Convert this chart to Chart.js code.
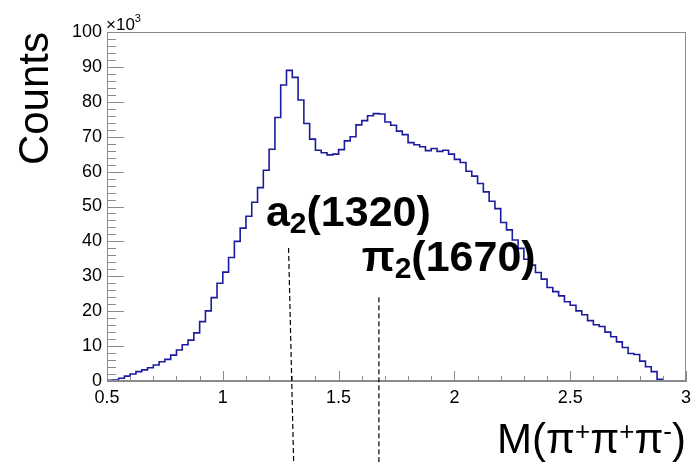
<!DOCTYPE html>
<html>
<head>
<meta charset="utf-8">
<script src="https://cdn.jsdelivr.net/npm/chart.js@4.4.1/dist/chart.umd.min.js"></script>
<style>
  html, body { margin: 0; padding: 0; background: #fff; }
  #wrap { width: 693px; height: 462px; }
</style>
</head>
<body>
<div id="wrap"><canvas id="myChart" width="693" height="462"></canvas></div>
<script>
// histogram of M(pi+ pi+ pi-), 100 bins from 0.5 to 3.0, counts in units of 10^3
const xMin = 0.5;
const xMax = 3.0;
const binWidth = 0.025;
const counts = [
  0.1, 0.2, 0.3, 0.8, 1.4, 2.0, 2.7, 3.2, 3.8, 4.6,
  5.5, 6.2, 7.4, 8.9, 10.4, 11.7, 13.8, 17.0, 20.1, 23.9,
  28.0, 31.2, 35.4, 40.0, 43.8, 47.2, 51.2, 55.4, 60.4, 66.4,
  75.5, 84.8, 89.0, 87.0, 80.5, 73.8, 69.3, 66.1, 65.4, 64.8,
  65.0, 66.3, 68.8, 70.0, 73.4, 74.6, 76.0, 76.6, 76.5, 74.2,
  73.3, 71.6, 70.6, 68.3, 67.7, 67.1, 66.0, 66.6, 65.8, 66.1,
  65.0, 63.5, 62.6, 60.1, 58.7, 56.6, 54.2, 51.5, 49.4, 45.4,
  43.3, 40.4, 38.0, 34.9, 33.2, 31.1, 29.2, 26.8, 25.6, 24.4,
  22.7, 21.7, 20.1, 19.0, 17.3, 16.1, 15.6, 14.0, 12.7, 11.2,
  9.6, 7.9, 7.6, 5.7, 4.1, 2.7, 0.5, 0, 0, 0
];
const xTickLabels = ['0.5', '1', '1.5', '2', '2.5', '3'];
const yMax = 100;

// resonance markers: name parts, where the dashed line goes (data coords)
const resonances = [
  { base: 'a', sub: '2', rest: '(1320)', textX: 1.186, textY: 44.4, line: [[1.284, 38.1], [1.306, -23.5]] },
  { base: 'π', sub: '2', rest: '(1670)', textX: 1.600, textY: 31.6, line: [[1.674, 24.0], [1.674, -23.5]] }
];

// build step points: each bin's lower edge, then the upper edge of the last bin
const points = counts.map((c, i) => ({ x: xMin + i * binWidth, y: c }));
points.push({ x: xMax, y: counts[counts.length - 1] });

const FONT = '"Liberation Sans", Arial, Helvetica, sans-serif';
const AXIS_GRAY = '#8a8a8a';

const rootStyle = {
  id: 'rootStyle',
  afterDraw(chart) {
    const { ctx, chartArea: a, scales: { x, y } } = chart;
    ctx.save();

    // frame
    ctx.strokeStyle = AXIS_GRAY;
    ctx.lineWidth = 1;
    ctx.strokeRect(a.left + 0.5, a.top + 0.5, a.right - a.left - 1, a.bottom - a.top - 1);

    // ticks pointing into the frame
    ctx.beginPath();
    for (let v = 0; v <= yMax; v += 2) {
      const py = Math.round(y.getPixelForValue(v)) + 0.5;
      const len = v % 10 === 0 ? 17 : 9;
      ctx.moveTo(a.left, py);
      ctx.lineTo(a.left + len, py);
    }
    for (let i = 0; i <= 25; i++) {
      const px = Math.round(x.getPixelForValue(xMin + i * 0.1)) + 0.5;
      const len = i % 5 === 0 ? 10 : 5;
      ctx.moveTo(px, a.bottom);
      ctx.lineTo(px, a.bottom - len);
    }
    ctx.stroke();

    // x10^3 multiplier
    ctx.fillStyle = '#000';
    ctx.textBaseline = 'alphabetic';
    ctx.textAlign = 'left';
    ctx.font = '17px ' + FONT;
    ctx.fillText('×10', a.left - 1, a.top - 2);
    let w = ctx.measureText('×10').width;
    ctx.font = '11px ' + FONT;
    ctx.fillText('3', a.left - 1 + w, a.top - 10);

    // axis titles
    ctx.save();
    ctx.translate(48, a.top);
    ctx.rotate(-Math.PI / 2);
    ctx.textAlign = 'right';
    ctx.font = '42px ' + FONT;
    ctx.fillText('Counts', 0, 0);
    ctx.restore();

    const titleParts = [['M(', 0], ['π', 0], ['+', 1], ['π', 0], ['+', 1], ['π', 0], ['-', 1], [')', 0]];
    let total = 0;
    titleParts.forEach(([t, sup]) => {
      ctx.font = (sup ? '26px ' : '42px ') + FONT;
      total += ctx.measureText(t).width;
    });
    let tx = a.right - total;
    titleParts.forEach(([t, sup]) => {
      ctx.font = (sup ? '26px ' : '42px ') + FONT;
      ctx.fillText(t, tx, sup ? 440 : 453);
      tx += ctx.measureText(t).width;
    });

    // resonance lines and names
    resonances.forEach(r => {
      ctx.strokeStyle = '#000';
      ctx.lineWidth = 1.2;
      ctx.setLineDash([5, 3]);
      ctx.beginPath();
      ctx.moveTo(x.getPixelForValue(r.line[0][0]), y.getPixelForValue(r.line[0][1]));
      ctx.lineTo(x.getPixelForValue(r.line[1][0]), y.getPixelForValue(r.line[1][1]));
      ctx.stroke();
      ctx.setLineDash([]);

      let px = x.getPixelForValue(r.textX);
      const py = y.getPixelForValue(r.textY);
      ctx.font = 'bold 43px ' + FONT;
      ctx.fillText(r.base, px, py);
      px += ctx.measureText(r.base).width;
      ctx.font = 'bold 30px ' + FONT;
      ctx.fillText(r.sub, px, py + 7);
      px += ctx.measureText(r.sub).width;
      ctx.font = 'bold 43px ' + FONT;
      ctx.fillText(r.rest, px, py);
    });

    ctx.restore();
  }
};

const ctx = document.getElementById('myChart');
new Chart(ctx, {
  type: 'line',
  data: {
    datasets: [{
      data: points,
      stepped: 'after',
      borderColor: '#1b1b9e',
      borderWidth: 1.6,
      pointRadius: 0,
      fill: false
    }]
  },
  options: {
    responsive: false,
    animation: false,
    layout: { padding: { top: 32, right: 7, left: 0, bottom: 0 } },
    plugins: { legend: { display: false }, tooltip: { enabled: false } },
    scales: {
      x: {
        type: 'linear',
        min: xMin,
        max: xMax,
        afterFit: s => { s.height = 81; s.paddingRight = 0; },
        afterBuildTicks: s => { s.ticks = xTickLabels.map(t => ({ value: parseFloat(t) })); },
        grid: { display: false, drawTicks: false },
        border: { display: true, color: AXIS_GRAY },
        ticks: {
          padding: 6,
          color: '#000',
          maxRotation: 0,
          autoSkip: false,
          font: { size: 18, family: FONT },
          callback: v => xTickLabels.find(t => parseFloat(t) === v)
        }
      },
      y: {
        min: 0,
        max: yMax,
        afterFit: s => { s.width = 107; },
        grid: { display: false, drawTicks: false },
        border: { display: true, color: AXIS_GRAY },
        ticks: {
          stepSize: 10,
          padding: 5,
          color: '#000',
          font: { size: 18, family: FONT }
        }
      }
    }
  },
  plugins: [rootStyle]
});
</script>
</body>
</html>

---

• _What you are asked to do_:
Everything from the first line to the line with "const yMax = 100;" must be repeated exactly, and nothing else. Leave the pictures out.

• _Output for this exercise_:
Convert this chart to Chart.js code.
<!DOCTYPE html>
<html>
<head>
<meta charset="utf-8">
<script src="https://cdn.jsdelivr.net/npm/chart.js@4.4.1/dist/chart.umd.min.js"></script>
<style>
  html, body { margin: 0; padding: 0; background: #fff; }
  #wrap { width: 693px; height: 462px; }
</style>
</head>
<body>
<div id="wrap"><canvas id="myChart" width="693" height="462"></canvas></div>
<script>
// histogram of M(pi+ pi+ pi-), 100 bins from 0.5 to 3.0, counts in units of 10^3
const xMin = 0.5;
const xMax = 3.0;
const binWidth = 0.025;
const counts = [
  0.1, 0.2, 0.3, 0.8, 1.4, 2.0, 2.7, 3.2, 3.8, 4.6,
  5.5, 6.2, 7.4, 8.9, 10.4, 11.7, 13.8, 17.0, 20.1, 23.9,
  28.0, 31.2, 35.4, 40.0, 43.8, 47.2, 51.2, 55.4, 60.4, 66.4,
  75.5, 84.8, 89.0, 87.0, 80.5, 73.8, 69.3, 66.1, 65.4, 64.8,
  65.0, 66.3, 68.8, 70.0, 73.4, 74.6, 76.0, 76.6, 76.5, 74.2,
  73.3, 71.6, 70.6, 68.3, 67.7, 67.1, 66.0, 66.6, 65.8, 66.1,
  65.0, 63.5, 62.6, 60.1, 58.7, 56.6, 54.2, 51.5, 49.4, 45.4,
  43.3, 40.4, 38.0, 34.9, 33.2, 31.1, 29.2, 26.8, 25.6, 24.4,
  22.7, 21.7, 20.1, 19.0, 17.3, 16.1, 15.6, 14.0, 12.7, 11.2,
  9.6, 7.9, 7.6, 5.7, 4.1, 2.7, 0.5, 0, 0, 0
];
const xTickLabels = ['0.5', '1', '1.5', '2', '2.5', '3'];
const yMax = 100;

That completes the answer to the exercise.